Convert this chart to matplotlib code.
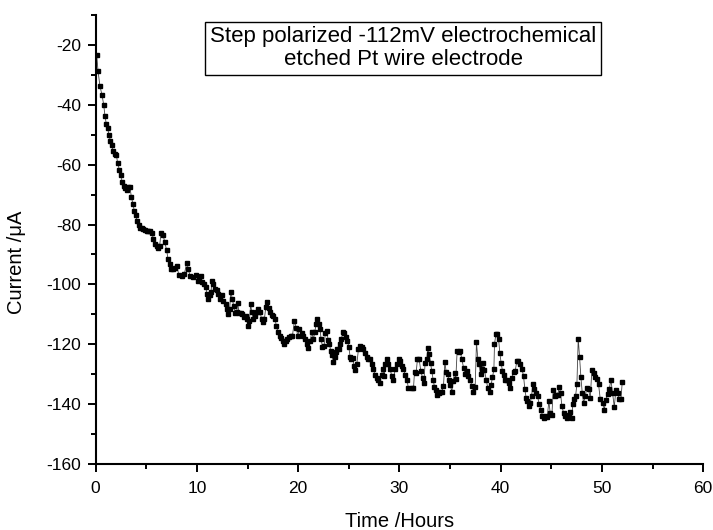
import matplotlib
matplotlib.use("Agg")
import matplotlib.pyplot as plt
from matplotlib.ticker import MultipleLocator

plt.rcParams['font.family'] = ['Liberation Sans', 'DejaVu Sans']
plt.rcParams['axes.unicode_minus'] = False

# time (hours) and current (uA)
time_h = [
    0.10, 0.23, 0.42, 0.62, 0.79, 0.92, 1.05, 1.18, 1.31, 1.45, 1.58, 1.71, 1.87, 2.04,
    2.17, 2.34, 2.47, 2.63, 2.76, 2.93, 3.09, 3.22, 3.39, 3.52, 3.69, 3.82, 3.95, 4.11,
    4.25, 4.38, 4.54, 4.71, 4.87, 5.04, 5.20, 5.37, 5.56, 5.69, 5.86, 6.02, 6.19, 6.32,
    6.45, 6.65, 6.82, 7.01, 7.14, 7.31, 7.47, 7.67, 7.84, 8.00, 8.23, 8.50, 8.76, 8.99,
    9.15, 9.32, 9.65, 9.91, 10.08, 10.24, 10.40, 10.54, 10.70, 10.87, 11.00, 11.13, 11.26,
    11.40, 11.46, 11.63, 11.79, 11.95, 12.12, 12.28, 12.45, 12.61, 12.84, 12.94, 13.10,
    13.24, 13.34, 13.50, 13.64, 13.77, 13.93, 14.03, 14.16, 14.33, 14.49, 14.69, 14.82,
    14.95, 15.08, 15.18, 15.31, 15.41, 15.58, 15.74, 15.91, 16.07, 16.23, 16.40, 16.56,
    16.66, 16.80, 16.96, 17.13, 17.26, 17.42, 17.55, 17.72, 17.85, 18.01, 18.18, 18.34,
    18.51, 18.64, 18.77, 18.94, 19.10, 19.27, 19.43, 19.63, 19.80, 19.96, 20.12, 20.35,
    20.52, 20.68, 20.85, 21.01, 21.18, 21.34, 21.50, 21.64, 21.77, 21.90, 22.04, 22.17,
    22.26, 22.40, 22.56, 22.69, 22.83, 22.96, 23.09, 23.22, 23.35, 23.48, 23.62, 23.75,
    23.88, 24.01, 24.14, 24.27, 24.40, 24.57, 24.73, 24.87, 25.00, 25.13, 25.26, 25.39,
    25.52, 25.66, 25.79, 25.95, 26.12, 26.28, 26.45, 26.61, 26.78, 26.94, 27.11, 27.27,
    27.43, 27.60, 27.77, 27.93, 28.10, 28.23, 28.36, 28.49, 28.62, 28.79, 28.92, 29.08,
    29.25, 29.41, 29.58, 29.74, 29.91, 30.07, 30.24, 30.40, 30.56, 30.73, 30.89, 31.22,
    31.39, 31.49, 31.65, 31.78, 31.95, 32.11, 32.28, 32.41, 32.54, 32.71, 32.81, 32.94,
    33.07, 33.20, 33.33, 33.46, 33.60, 33.73, 33.86, 34.02, 34.19, 34.35, 34.49, 34.62,
    34.75, 34.88, 35.01, 35.18, 35.31, 35.44, 35.57, 35.70, 35.87, 36.00, 36.17, 36.33,
    36.49, 36.66, 36.82, 36.99, 37.15, 37.31, 37.48, 37.61, 37.75, 37.88, 38.01, 38.14,
    38.27, 38.40, 38.57, 38.73, 38.90, 39.06, 39.19, 39.33, 39.39, 39.53, 39.66, 39.79,
    39.92, 40.05, 40.18, 40.32, 40.45, 40.60, 40.80, 40.94, 41.10, 41.27, 41.43, 41.60,
    41.76, 41.93, 42.09, 42.26, 42.39, 42.52, 42.65, 42.79, 42.92, 43.05, 43.18, 43.31,
    43.48, 43.64, 43.81, 43.97, 44.13, 44.30, 44.43, 44.60, 44.76, 44.89, 45.06, 45.19,
    45.32, 45.49, 45.65, 45.78, 45.91, 46.05, 46.21, 46.38, 46.54, 46.70, 46.87, 47.00,
    47.13, 47.27, 47.40, 47.53, 47.66, 47.79, 47.92, 48.06, 48.19, 48.35, 48.52, 48.68,
    48.85, 49.01, 49.17, 49.34, 49.51, 49.67, 49.83, 50.10, 50.23, 50.40, 50.56, 50.72,
    50.89, 51.05, 51.22, 51.38, 51.55, 51.71, 51.88, 52.01,
]
current_ua = [
    -23.3, -28.7, -33.7, -36.7, -39.9, -43.8, -46.4, -47.7, -50.0, -52.0, -53.3, -55.6, -56.5, -56.7,
    -59.5, -61.7, -63.6, -65.9, -67.0, -67.7, -68.5, -67.3, -67.6, -70.7, -73.3, -75.5, -76.9, -78.9,
    -80.2, -81.0, -81.3, -81.6, -81.8, -82.0, -82.3, -82.3, -82.7, -84.7, -86.4, -87.2, -87.8, -87.1,
    -82.7, -83.4, -85.8, -88.6, -91.4, -93.1, -94.8, -94.9, -94.6, -93.7, -97.0, -97.3, -96.5, -92.8,
    -94.8, -97.3, -97.6, -97.0, -98.7, -97.6, -97.2, -99.3, -99.8, -100.9, -103.2, -104.9, -103.5,
    -102.4, -99.0, -99.8, -101.7, -102.0, -103.2, -104.9, -103.5, -105.4, -106.6, -108.2, -109.9,
    -108.2, -102.4, -104.9, -107.3, -109.7, -109.3, -106.2, -109.7, -109.7, -109.9, -111.0, -110.4,
    -111.6, -113.8, -112.2, -106.6, -109.3, -111.6, -110.4, -109.3, -108.2, -109.3, -111.6, -112.7,
    -111.6, -107.7, -105.8, -108.0, -109.3, -110.2, -110.4, -111.6, -114.0, -116.0, -117.2, -118.0,
    -118.9, -120.0, -118.9, -118.3, -117.7, -117.4, -117.2, -112.2, -114.4, -117.2, -115.0, -116.1,
    -117.2, -118.3, -120.0, -121.1, -118.9, -115.9, -118.3, -115.9, -113.3, -111.6, -113.3, -115.0,
    -118.3, -120.8, -120.5, -116.1, -115.7, -118.5, -120.0, -122.3, -123.7, -126.0, -124.2, -122.6,
    -121.7, -121.5, -120.0, -118.3, -115.9, -116.1, -117.7, -118.9, -120.8, -124.2, -125.0, -124.5,
    -127.3, -128.6, -126.7, -121.7, -120.5, -120.8, -121.7, -122.8, -124.2, -125.0, -124.8, -126.7,
    -128.4, -130.4, -131.2, -131.8, -132.9, -130.1, -128.4, -130.6, -126.7, -124.8, -126.7, -128.4,
    -130.6, -131.8, -128.4, -126.7, -124.8, -125.6, -127.3, -128.4, -130.1, -131.8, -134.6, -134.6,
    -134.6, -129.3, -129.5, -125.0, -125.0, -128.9, -131.2, -132.9, -126.2, -124.8, -121.1, -123.4,
    -126.2, -128.9, -131.8, -134.2, -135.4, -136.8, -136.3, -136.1, -135.8, -133.9, -126.0, -129.3,
    -129.8, -131.8, -133.5, -135.8, -132.3, -129.5, -131.5, -122.2, -122.5, -122.4, -125.0, -127.8,
    -130.0, -128.9, -130.6, -131.8, -133.9, -135.8, -134.4, -119.4, -125.0, -126.7, -130.0, -128.4,
    -126.2, -128.7, -131.8, -134.6, -136.1, -133.5, -131.0, -128.4, -120.0, -116.6, -116.6, -118.1,
    -123.0, -126.4, -128.9, -130.4, -131.8, -131.8, -132.9, -134.6, -131.2, -129.3, -129.0, -125.6,
    -125.6, -126.7, -128.1, -130.6, -135.1, -137.9, -139.0, -140.7, -139.6, -137.3, -133.4, -135.1,
    -136.2, -137.3, -140.1, -141.8, -143.8, -144.6, -144.1, -144.3, -139.0, -142.9, -143.5, -135.3,
    -137.3, -136.8, -136.8, -134.2, -136.2, -140.7, -142.9, -143.8, -144.6, -143.5, -142.7, -144.6,
    -140.1, -138.2, -137.3, -133.4, -118.1, -124.1, -130.8, -136.4, -139.6, -137.3, -134.6, -135.1,
    -137.9, -128.5, -129.6, -130.8, -131.7, -133.4, -138.2, -139.6, -141.8, -138.5, -136.7, -135.1,
    -131.9, -136.2, -140.9, -135.3, -136.2, -138.2, -138.2, -132.6,
]

annotation = "Step polarized -112mV electrochemical\netched Pt wire electrode"

fig = plt.figure(figsize=(7.13, 5.30), dpi=100)
ax = fig.add_axes([0.1342, 0.1245, 0.852, 0.8472])

ax.plot(time_h, current_ua, color='#444444', lw=0.6,
        marker='s', ms=2.6, mfc='black', mec='black')

ax.set_xlim(0, 60)
ax.set_ylim(-160, -10)
ax.xaxis.set_major_locator(MultipleLocator(10))
ax.xaxis.set_minor_locator(MultipleLocator(5))
ax.set_yticks(range(-160, -19, 20))
ax.yaxis.set_minor_locator(MultipleLocator(10))

for s in ['top', 'right']:
    ax.spines[s].set_visible(False)
for s in ['left', 'bottom']:
    ax.spines[s].set_linewidth(1.5)

ax.tick_params(which='major', direction='out', length=6, width=1.4, labelsize=12.5, pad=4.5)
ax.tick_params(axis='x', which='major', pad=6)
ax.tick_params(which='minor', direction='out', length=3.5, width=1.4)

ax.set_xlabel('Time /Hours', fontsize=14.5, labelpad=12)
ax.set_ylabel('Current /\u03bcA', fontsize=14.5, labelpad=12)
ax.yaxis.set_label_coords(-0.115, 0.45)

ax.text(0.506, 0.926, annotation, transform=ax.transAxes, ha='center', va='center',
        multialignment='center', fontsize=16, linespacing=1.1,
        bbox=dict(boxstyle='square,pad=0.22', fc='white', ec='black', lw=1.0))

fig.savefig('out.png', dpi=100)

──────────────────────────────

◆ **EXERCISE DETAILS**:
Give again, word for word, every line from the top of the data through the line with "plt.rcParams['axes.unicode_minus'] = False", both ends included, and exclude the pictures.

◆ **ANSWER TO THIS EXERCISE**:
Convert this chart to matplotlib code.
import matplotlib
matplotlib.use("Agg")
import matplotlib.pyplot as plt
from matplotlib.ticker import MultipleLocator

plt.rcParams['font.family'] = ['Liberation Sans', 'DejaVu Sans']
plt.rcParams['axes.unicode_minus'] = False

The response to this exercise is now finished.